● **The task**: Reproduce the listing exactly and skip over any pictures.

● **Dataset section**:
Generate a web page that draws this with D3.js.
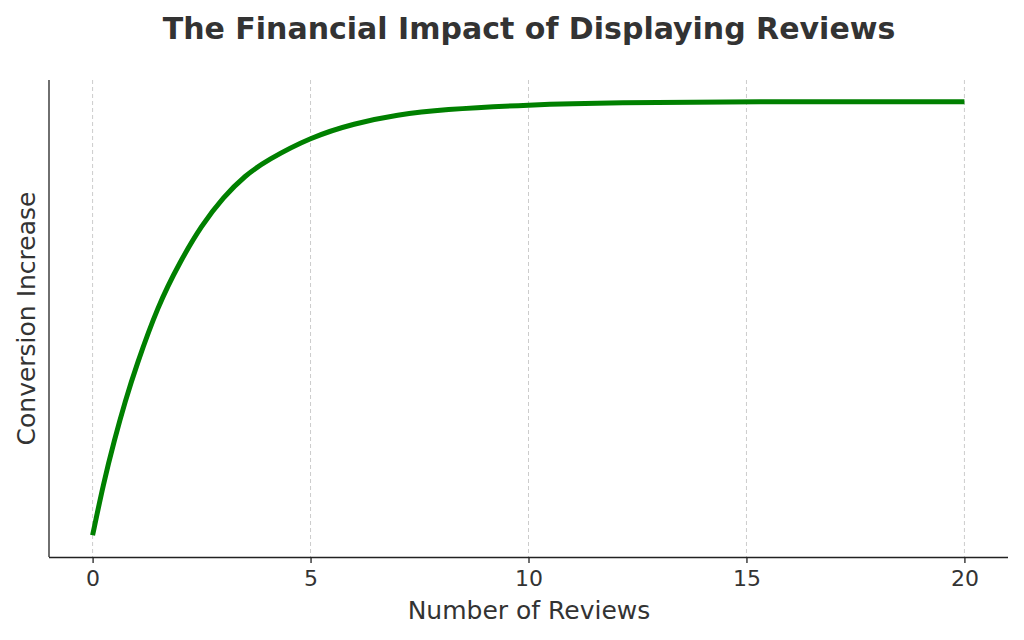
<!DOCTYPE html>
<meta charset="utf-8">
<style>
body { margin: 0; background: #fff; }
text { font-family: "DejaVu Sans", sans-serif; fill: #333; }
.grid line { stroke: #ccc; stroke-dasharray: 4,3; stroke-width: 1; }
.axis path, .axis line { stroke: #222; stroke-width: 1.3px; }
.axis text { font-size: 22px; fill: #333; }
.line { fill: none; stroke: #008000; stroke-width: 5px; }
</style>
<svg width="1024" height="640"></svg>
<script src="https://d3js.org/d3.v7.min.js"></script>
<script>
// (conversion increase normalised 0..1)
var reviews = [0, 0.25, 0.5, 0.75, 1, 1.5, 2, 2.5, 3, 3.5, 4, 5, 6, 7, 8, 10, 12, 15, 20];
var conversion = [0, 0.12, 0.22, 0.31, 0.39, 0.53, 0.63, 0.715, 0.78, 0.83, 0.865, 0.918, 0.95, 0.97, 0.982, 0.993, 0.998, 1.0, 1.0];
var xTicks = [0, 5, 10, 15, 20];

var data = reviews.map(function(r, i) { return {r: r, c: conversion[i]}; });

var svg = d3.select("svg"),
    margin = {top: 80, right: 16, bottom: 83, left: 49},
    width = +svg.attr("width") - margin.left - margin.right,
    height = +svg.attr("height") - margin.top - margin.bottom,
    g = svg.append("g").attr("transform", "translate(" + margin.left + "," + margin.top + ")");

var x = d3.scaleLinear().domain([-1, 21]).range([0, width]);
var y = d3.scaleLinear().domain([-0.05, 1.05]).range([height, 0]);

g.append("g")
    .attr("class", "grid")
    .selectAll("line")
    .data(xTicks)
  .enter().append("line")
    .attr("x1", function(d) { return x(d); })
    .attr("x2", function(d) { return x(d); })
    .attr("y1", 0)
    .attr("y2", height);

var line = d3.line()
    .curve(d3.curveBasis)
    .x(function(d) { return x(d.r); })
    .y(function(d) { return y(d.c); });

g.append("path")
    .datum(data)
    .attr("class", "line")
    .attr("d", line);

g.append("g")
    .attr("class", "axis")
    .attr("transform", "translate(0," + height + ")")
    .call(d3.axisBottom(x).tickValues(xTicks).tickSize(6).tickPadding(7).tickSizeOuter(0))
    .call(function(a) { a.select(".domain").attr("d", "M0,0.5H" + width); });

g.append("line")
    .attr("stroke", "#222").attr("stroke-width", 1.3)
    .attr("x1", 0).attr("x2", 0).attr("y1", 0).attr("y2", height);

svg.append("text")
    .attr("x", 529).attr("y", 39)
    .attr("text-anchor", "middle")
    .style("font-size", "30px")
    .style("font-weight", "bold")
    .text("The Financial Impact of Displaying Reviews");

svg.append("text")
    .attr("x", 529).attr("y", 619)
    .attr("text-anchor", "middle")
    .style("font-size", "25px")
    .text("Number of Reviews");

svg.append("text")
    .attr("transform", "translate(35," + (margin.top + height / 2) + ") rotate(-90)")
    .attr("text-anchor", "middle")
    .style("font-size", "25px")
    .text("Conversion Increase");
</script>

● **Complete output**:
Generate a web page that draws this with D3.js.
<!DOCTYPE html>
<meta charset="utf-8">
<style>
body { margin: 0; background: #fff; }
text { font-family: "DejaVu Sans", sans-serif; fill: #333; }
.grid line { stroke: #ccc; stroke-dasharray: 4,3; stroke-width: 1; }
.axis path, .axis line { stroke: #222; stroke-width: 1.3px; }
.axis text { font-size: 22px; fill: #333; }
.line { fill: none; stroke: #008000; stroke-width: 5px; }
</style>
<svg width="1024" height="640"></svg>
<script src="https://d3js.org/d3.v7.min.js"></script>
<script>
// (conversion increase normalised 0..1)
var reviews = [0, 0.25, 0.5, 0.75, 1, 1.5, 2, 2.5, 3, 3.5, 4, 5, 6, 7, 8, 10, 12, 15, 20];
var conversion = [0, 0.12, 0.22, 0.31, 0.39, 0.53, 0.63, 0.715, 0.78, 0.83, 0.865, 0.918, 0.95, 0.97, 0.982, 0.993, 0.998, 1.0, 1.0];
var xTicks = [0, 5, 10, 15, 20];

var data = reviews.map(function(r, i) { return {r: r, c: conversion[i]}; });

var svg = d3.select("svg"),
    margin = {top: 80, right: 16, bottom: 83, left: 49},
    width = +svg.attr("width") - margin.left - margin.right,
    height = +svg.attr("height") - margin.top - margin.bottom,
    g = svg.append("g").attr("transform", "translate(" + margin.left + "," + margin.top + ")");

var x = d3.scaleLinear().domain([-1, 21]).range([0, width]);
var y = d3.scaleLinear().domain([-0.05, 1.05]).range([height, 0]);

g.append("g")
    .attr("class", "grid")
    .selectAll("line")
    .data(xTicks)
  .enter().append("line")
    .attr("x1", function(d) { return x(d); })
    .attr("x2", function(d) { return x(d); })
    .attr("y1", 0)
    .attr("y2", height);

var line = d3.line()
    .curve(d3.curveBasis)
    .x(function(d) { return x(d.r); })
    .y(function(d) { return y(d.c); });

g.append("path")
    .datum(data)
    .attr("class", "line")
    .attr("d", line);

g.append("g")
    .attr("class", "axis")
    .attr("transform", "translate(0," + height + ")")
    .call(d3.axisBottom(x).tickValues(xTicks).tickSize(6).tickPadding(7).tickSizeOuter(0))
    .call(function(a) { a.select(".domain").attr("d", "M0,0.5H" + width); });

g.append("line")
    .attr("stroke", "#222").attr("stroke-width", 1.3)
    .attr("x1", 0).attr("x2", 0).attr("y1", 0).attr("y2", height);

svg.append("text")
    .attr("x", 529).attr("y", 39)
    .attr("text-anchor", "middle")
    .style("font-size", "30px")
    .style("font-weight", "bold")
    .text("The Financial Impact of Displaying Reviews");

svg.append("text")
    .attr("x", 529).attr("y", 619)
    .attr("text-anchor", "middle")
    .style("font-size", "25px")
    .text("Number of Reviews");

svg.append("text")
    .attr("transform", "translate(35," + (margin.top + height / 2) + ") rotate(-90)")
    .attr("text-anchor", "middle")
    .style("font-size", "25px")
    .text("Conversion Increase");
</script>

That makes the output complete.